もう先月のことなんだけど、上野の東京国立博物館へ俵屋宗達の描いた国宝「風神雷神図屏風」を観に行ってきた。
実はこの屏風、今年の1月に京都の建仁寺で観ている。観てはいるけどキヤノンの高性能デジタル技術で復元した贋作であった。それがコレ↓
上野までわざわざこの屏風(今度は本物!)を観に行ったのは、たまたまチケットを戴いたからで、本音を言えばあまり興味はなかった。ヒマだったから行ったまでのこと。でも心の中ではもう一人の私が「ホンモノヲシラナイ、ミラレナイコトハ、カナシイコトダ」とも言っていたので、京都で観た偽物と本物を見比べる良いチャンスだとも思って出向いたのだった。
しかし悲しいかな、私には芸術を理解する能力が少々不足している。特に絵画がダメだ。果たして本物観て偽物との違いが分かるか?
ズ~ッと昔、世界中の名画が観られる最後のチャンスと言われたバーンズ・コレクション展のチケットも戴いたのだけれど、あの時、出向いたら猛烈な長蛇の列で、その列の長さにおののいた私は観るのあきらめて動物園に行ったのだった。だから以来、私には本物の絵画を鑑賞する能力が欠如してるような気がする。
さて、そんな私が本物観て感動するか?
偽物にはライト当てて劣化しても、またプリントすれば良いわけだけど、本物はそうはいかない。だから、照明が当たってるのとそうでない違いは大きい。
それにしても私には贋作の方が迫力を感じた。レプリカ(贋作)の方が輪郭や色合いがしっかりしてるからだ。色味がとんだ本物は、およそ400年という歴史こそ感じるけれど、その古さだけが印象に残った。そんな昔に描かれた構図や色使いなんだと思えば、これは凄い作品だとは思う。けれど、(古さから)輪郭がボケた本物は、特に風神の顔は、『ゲゲゲの鬼太郎』にでも出てきそうだと思っちゃった。(バチがあたりそうな発言してるゾ!)

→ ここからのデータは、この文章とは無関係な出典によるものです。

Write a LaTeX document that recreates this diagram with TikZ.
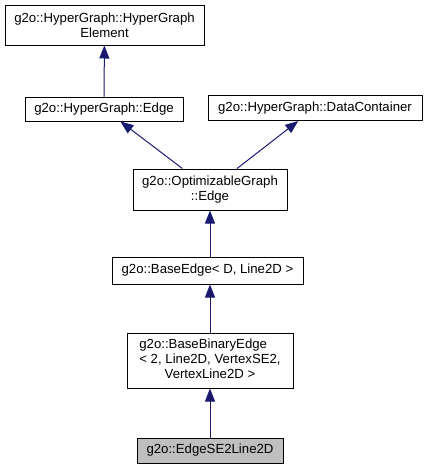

絵画の良さが分からないと言う私に、「本物を観続けていればいつか分かるようになるよ」と、とある人に言われたことがあるけれど、本当になるだろうか?
もう何十年も議員センセイと呼ばれる方々の言動追っかけてるけど、いまだに本物に出会っていない。まさか本物が一人もいないんじゃあるまいな。せめて贋作でもよいからピリリとくるような言葉と実行力は出せんもんなのだろうか?